Par requête, inscrite sous le numéro 17705 du rôle, déposée le 8 mars 2004, la société anonyme E. S.A., la société anonyme … S.A., la société anonyme … S.A., la société anonyme … S.A. et la société civile immobilière … SCI, préqualifiées, ont introduit un recours contentieux tendant à la réformation du susdit arrêté ministériel du 4 décembre 2003.

L’article 19 de la loi modifiée du 10 juin 1999 relative aux établissements classés ouvrant un recours au fond devant le juge administratif pour statuer en la présente matière, le tribunal est compétent pour connaître du recours en réformation introduit à l’encontre de la décision ministérielle litigieuse, aucune contestation y relative n’ayant par ailleurs été élevée.

Le délégué du gouvernement conclut à l’irrecevabilité du recours au motif que les sociétés demanderesses ne feraient pas valoir un intérêt suffisant pour agir à l’encontre de l’acte querellé.
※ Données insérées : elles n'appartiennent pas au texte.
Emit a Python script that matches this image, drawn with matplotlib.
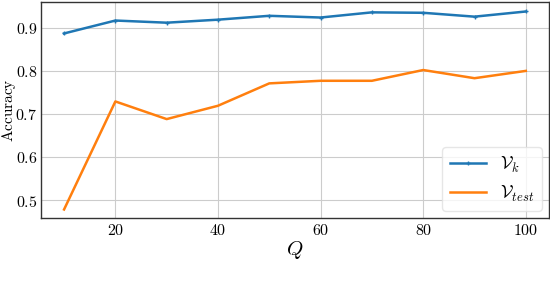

Dans ce contexte, il relève le fait que les demanderesses sont des personnes morales de droit privé qui par principe ne se verraient pas incommodées comme des personnes physiques et qui ne sauraient « jamais établir une affectation des intérêts protégés par la législation sur les établissements classés en ce qui concerne le volet « compétence du ministre de l’environnement ».

Le délégué ajoute encore que les demanderesses omettraient également de prouver en quoi l’autorisation litigieuse compromettrait la réalisation de leurs objectifs sociaux individuels ou porterait atteinte à l’ensemble des associés et il soutient que la seule qualité de propriétaire de terrains voisins à l’établissement serait insuffisante pour justifier l’existence d’un intérêt pour agir.

Enfin, il conteste une proximité suffisante entre les terrains des demandeurs et l’exploitation litigieuse, qui n’aurait pas une envergure telle qu’elle engendrerait des nuisances importantes, d’autant plus que l’exploitation litigieuse fonctionnerait en dehors des heures normales de travail.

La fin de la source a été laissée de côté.